**SOURCE EXCERPT**:

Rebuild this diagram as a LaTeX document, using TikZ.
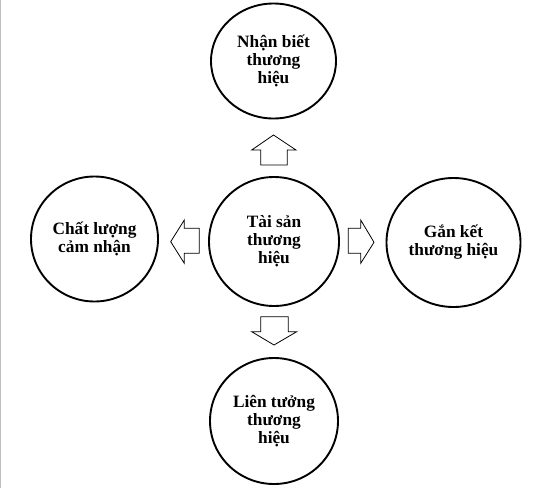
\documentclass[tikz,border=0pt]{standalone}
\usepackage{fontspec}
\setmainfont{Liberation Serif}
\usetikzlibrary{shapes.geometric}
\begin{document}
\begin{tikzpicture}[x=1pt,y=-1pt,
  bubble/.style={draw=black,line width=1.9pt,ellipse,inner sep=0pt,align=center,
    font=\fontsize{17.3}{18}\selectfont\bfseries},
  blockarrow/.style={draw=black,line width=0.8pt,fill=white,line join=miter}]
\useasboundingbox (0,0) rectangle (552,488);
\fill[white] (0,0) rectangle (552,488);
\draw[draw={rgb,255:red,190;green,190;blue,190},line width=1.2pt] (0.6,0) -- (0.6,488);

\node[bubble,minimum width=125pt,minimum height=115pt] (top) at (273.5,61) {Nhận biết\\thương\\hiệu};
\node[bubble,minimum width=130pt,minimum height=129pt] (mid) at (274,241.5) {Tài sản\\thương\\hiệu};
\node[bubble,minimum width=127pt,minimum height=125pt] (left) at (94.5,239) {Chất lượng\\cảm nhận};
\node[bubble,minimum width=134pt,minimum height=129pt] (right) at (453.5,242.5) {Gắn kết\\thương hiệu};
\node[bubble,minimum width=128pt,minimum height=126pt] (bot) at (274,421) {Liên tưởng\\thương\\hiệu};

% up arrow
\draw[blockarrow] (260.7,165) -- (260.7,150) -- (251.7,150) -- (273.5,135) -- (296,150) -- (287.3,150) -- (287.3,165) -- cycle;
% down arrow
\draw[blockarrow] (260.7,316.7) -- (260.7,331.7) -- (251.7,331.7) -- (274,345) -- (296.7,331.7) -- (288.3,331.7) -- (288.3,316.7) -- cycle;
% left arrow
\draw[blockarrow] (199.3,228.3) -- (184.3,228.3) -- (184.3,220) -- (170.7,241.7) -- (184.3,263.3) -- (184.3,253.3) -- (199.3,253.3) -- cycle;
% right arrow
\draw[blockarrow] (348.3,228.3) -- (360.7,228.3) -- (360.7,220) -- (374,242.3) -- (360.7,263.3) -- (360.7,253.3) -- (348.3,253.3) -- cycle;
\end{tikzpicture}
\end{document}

**WRITTEN EXERCISE**: Leaving the pictures aside, transcribe the entire listing exactly.

**FINAL RESULT**:
Rebuild this diagram as a LaTeX document, using TikZ.
\documentclass[tikz,border=0pt]{standalone}
\usepackage{fontspec}
\setmainfont{Liberation Serif}
\usetikzlibrary{shapes.geometric}
\begin{document}
\begin{tikzpicture}[x=1pt,y=-1pt,
  bubble/.style={draw=black,line width=1.9pt,ellipse,inner sep=0pt,align=center,
    font=\fontsize{17.3}{18}\selectfont\bfseries},
  blockarrow/.style={draw=black,line width=0.8pt,fill=white,line join=miter}]
\useasboundingbox (0,0) rectangle (552,488);
\fill[white] (0,0) rectangle (552,488);
\draw[draw={rgb,255:red,190;green,190;blue,190},line width=1.2pt] (0.6,0) -- (0.6,488);

\node[bubble,minimum width=125pt,minimum height=115pt] (top) at (273.5,61) {Nhận biết\\thương\\hiệu};
\node[bubble,minimum width=130pt,minimum height=129pt] (mid) at (274,241.5) {Tài sản\\thương\\hiệu};
\node[bubble,minimum width=127pt,minimum height=125pt] (left) at (94.5,239) {Chất lượng\\cảm nhận};
\node[bubble,minimum width=134pt,minimum height=129pt] (right) at (453.5,242.5) {Gắn kết\\thương hiệu};
\node[bubble,minimum width=128pt,minimum height=126pt] (bot) at (274,421) {Liên tưởng\\thương\\hiệu};

% up arrow
\draw[blockarrow] (260.7,165) -- (260.7,150) -- (251.7,150) -- (273.5,135) -- (296,150) -- (287.3,150) -- (287.3,165) -- cycle;
% down arrow
\draw[blockarrow] (260.7,316.7) -- (260.7,331.7) -- (251.7,331.7) -- (274,345) -- (296.7,331.7) -- (288.3,331.7) -- (288.3,316.7) -- cycle;
% left arrow
\draw[blockarrow] (199.3,228.3) -- (184.3,228.3) -- (184.3,220) -- (170.7,241.7) -- (184.3,263.3) -- (184.3,253.3) -- (199.3,253.3) -- cycle;
% right arrow
\draw[blockarrow] (348.3,228.3) -- (360.7,228.3) -- (360.7,220) -- (374,242.3) -- (360.7,263.3) -- (360.7,253.3) -- (348.3,253.3) -- cycle;
\end{tikzpicture}
\end{document}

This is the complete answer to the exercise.